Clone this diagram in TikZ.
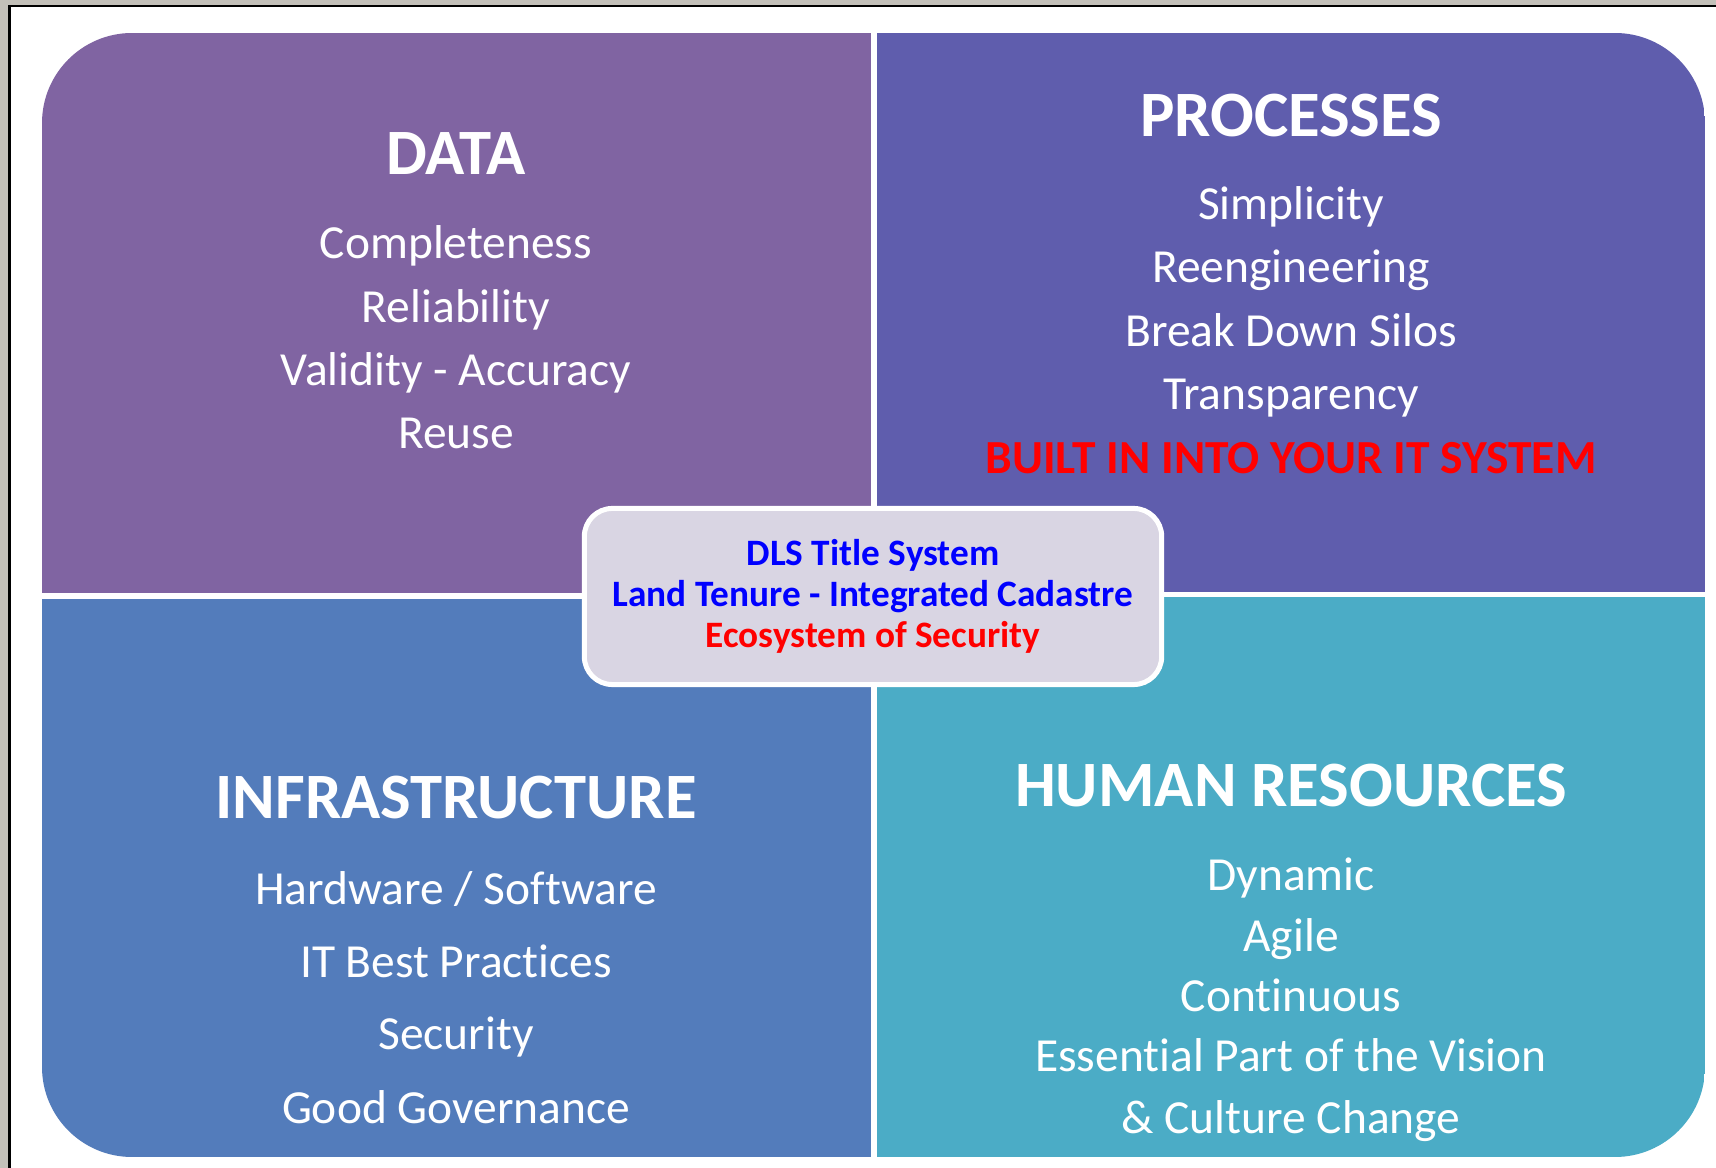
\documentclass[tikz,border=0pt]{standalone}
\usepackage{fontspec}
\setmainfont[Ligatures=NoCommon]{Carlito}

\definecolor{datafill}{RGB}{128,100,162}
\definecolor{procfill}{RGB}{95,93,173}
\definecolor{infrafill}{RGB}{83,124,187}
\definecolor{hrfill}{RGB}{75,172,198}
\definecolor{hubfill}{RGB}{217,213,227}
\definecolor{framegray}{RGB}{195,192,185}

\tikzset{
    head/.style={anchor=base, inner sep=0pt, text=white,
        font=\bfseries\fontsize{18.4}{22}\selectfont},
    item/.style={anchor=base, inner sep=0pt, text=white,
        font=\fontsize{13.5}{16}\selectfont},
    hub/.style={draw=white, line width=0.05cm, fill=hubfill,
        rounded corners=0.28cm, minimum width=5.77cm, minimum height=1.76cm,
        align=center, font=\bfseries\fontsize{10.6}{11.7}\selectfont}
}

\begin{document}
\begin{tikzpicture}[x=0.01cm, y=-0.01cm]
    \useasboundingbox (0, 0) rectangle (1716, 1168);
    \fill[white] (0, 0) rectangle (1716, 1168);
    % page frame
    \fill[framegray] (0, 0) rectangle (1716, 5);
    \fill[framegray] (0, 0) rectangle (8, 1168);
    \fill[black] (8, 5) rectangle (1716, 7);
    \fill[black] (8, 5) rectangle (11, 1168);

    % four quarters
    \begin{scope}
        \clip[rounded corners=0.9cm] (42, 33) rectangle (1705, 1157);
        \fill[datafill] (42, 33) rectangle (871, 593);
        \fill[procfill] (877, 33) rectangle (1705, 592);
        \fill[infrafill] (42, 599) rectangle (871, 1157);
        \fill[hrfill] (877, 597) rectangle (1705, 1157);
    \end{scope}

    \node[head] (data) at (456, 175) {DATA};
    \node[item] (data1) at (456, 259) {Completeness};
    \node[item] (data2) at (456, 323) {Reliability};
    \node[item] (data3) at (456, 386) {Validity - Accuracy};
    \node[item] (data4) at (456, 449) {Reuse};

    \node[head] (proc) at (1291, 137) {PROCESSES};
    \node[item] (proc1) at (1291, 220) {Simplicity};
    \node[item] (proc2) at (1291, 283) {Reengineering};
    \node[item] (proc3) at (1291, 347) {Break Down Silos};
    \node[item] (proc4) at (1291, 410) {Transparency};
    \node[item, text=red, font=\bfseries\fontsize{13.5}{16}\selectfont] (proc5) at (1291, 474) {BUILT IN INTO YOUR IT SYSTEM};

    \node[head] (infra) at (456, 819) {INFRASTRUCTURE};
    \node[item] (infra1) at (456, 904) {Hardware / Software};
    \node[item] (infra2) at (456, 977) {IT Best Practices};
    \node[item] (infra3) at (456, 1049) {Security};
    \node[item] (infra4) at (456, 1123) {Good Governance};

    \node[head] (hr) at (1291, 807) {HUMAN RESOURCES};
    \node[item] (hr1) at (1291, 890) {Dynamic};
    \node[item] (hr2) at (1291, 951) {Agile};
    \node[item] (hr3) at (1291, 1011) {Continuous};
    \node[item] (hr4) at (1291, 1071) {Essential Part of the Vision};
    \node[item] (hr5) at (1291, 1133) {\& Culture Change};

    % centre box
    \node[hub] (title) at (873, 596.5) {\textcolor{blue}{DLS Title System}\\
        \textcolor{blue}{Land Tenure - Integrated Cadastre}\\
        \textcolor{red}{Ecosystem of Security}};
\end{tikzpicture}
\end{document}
§ §
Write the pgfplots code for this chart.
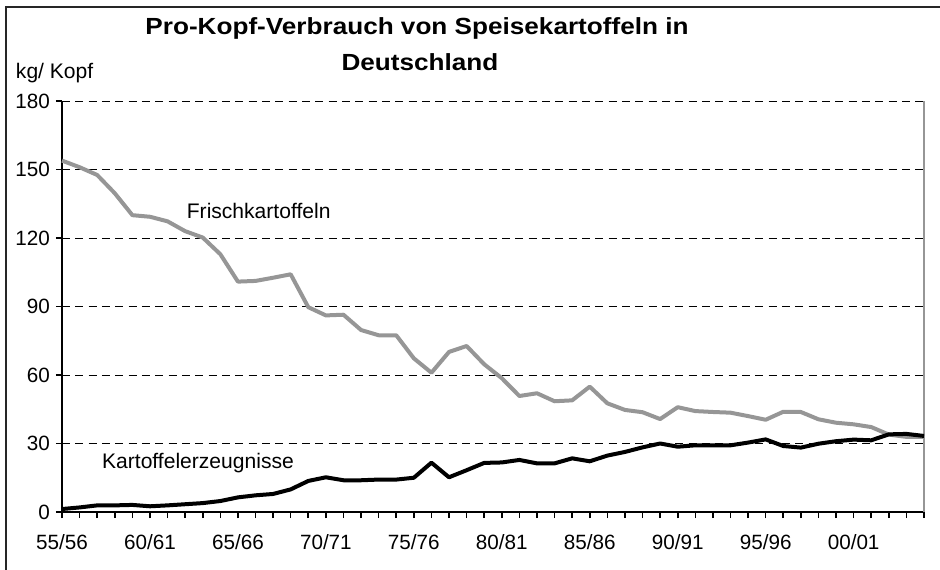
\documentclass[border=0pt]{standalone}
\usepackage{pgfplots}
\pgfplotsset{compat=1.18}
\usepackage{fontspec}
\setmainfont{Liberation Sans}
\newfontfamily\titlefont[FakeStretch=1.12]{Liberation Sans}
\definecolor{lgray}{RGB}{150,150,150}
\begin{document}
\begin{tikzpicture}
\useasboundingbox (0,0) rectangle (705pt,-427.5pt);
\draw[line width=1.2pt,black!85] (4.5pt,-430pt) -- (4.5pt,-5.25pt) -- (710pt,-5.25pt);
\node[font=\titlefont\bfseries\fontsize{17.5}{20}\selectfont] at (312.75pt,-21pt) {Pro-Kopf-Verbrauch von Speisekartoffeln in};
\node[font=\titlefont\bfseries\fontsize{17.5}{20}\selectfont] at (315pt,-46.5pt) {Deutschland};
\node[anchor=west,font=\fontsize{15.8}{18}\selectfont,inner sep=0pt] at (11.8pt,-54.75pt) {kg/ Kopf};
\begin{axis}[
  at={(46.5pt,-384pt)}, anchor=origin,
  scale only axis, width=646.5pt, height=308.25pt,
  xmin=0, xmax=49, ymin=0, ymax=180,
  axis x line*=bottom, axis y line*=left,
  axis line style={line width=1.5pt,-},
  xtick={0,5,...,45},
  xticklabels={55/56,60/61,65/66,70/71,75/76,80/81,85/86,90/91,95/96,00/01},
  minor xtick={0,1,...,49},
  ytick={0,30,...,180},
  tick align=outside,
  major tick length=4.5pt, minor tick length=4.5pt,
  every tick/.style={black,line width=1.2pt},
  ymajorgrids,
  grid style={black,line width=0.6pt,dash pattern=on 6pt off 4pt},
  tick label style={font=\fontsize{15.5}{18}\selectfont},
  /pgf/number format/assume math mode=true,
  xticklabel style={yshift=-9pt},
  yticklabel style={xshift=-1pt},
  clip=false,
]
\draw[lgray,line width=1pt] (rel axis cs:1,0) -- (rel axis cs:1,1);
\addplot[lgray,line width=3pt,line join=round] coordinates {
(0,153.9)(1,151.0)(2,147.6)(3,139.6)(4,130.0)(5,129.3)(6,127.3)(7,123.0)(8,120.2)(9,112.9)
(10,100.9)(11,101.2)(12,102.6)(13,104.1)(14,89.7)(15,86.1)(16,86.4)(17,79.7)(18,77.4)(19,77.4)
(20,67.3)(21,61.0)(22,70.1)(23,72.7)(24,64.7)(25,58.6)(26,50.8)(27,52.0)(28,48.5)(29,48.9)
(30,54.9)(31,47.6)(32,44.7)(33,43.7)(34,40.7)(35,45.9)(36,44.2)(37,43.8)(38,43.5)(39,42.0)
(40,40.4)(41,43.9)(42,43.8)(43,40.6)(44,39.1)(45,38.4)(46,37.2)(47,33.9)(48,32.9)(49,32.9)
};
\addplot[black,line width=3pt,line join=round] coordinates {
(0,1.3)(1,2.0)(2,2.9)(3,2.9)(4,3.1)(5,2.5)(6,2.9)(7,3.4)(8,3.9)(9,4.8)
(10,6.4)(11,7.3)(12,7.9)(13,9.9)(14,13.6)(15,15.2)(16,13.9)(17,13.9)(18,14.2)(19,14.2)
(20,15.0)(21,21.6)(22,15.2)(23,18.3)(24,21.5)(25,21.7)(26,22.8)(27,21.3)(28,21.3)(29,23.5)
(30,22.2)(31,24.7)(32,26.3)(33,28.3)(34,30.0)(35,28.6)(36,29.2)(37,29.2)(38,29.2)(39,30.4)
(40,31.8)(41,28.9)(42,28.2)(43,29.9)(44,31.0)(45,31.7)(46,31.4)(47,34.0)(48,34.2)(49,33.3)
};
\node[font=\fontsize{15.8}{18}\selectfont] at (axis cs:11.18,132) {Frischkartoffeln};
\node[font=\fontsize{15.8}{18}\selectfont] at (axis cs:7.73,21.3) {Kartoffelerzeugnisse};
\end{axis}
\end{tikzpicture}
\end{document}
§ §
Repeat only the lines running from "Clone this diagram in TikZ." to "rectangle (11, 1168);", ends included, and leave the pictures out.

## Complete output
Clone this diagram in TikZ.
\documentclass[tikz,border=0pt]{standalone}
\usepackage{fontspec}
\setmainfont[Ligatures=NoCommon]{Carlito}

\definecolor{datafill}{RGB}{128,100,162}
\definecolor{procfill}{RGB}{95,93,173}
\definecolor{infrafill}{RGB}{83,124,187}
\definecolor{hrfill}{RGB}{75,172,198}
\definecolor{hubfill}{RGB}{217,213,227}
\definecolor{framegray}{RGB}{195,192,185}

\tikzset{
    head/.style={anchor=base, inner sep=0pt, text=white,
        font=\bfseries\fontsize{18.4}{22}\selectfont},
    item/.style={anchor=base, inner sep=0pt, text=white,
        font=\fontsize{13.5}{16}\selectfont},
    hub/.style={draw=white, line width=0.05cm, fill=hubfill,
        rounded corners=0.28cm, minimum width=5.77cm, minimum height=1.76cm,
        align=center, font=\bfseries\fontsize{10.6}{11.7}\selectfont}
}

\begin{document}
\begin{tikzpicture}[x=0.01cm, y=-0.01cm]
    \useasboundingbox (0, 0) rectangle (1716, 1168);
    \fill[white] (0, 0) rectangle (1716, 1168);
    % page frame
    \fill[framegray] (0, 0) rectangle (1716, 5);
    \fill[framegray] (0, 0) rectangle (8, 1168);
    \fill[black] (8, 5) rectangle (1716, 7);
    \fill[black] (8, 5) rectangle (11, 1168);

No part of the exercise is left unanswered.